Prices have more than doubled this year, bolstered by record first-half imports into China, the world’s biggest copper consumer, as well as the weaker dollar. Chinese imports of refined copper probably will “sharply decline” next year, according to Beijing Antaike Information Development Co.

Higher Premium

Imports are likely to fall from an estimated 3 million tons this year, Yang Changhua of state-owned Antaike said yesterday at a conference in Wuhan, China.

Still, the annual copper premium for next year in Japan and South Korea will increase by as much as 16 percent, the first gain since 2007, because of strong demand from China.

The benchmark fee, set by Chilean producer Codelco, will be $75 a metric ton next year for Japan compared with $65 this year and $74 for South Korea versus $64, according to a copy of the notice received by Bloomberg News. The fees are added to immediate-delivery prices in London to reflect supply and demand and cover shipping and insurance costs.

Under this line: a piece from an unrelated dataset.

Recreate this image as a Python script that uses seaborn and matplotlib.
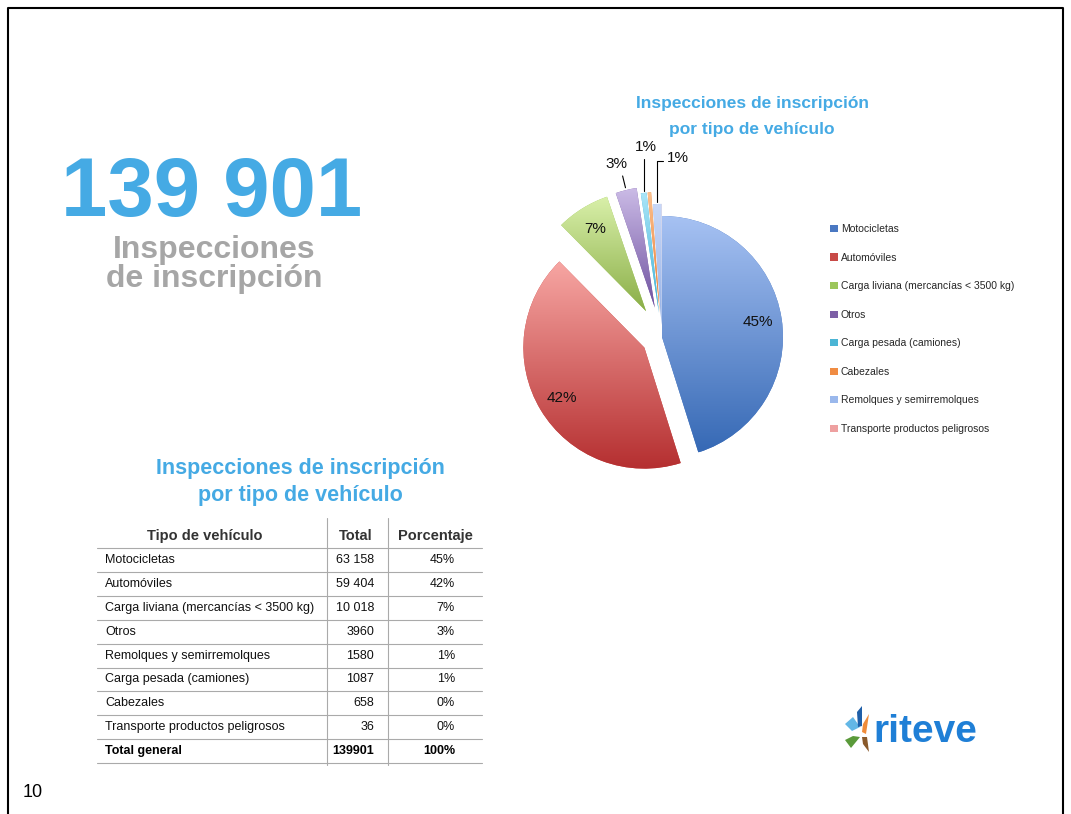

Inventories of copper in LME-monitored warehouses rose 1 percent to 389,475 tons today, the highest since May 7. Metal booked for delivery fell 23 percent to 2,075 tons, or 0.5 percent of LME copper inventories, down from 21 percent in May.

In Shanghai, copper stockpiles expanded by 1,440 tons, or 1.4 percent, to 104,275 tons last week, the highest since April 2004, according to data from the Shanghai exchange.

Labor negotiations are taking place this year at copper mines with combined annual capacity of 1.2 million tons, according to RBS Global Banking & Markets in London. Prices may advance should those talks fail and end in strikes.

Among other LME metals for three-month delivery, aluminum rose 1.1 percent to $1,930 a ton, zinc gained 1.5 percent to $2,207 a ton, and lead advanced 2.1 percent to $2,295 a ton. Tin added 1 percent to $14,900 a ton, and nickel climbed 0.3 percent to $17,400 a ton.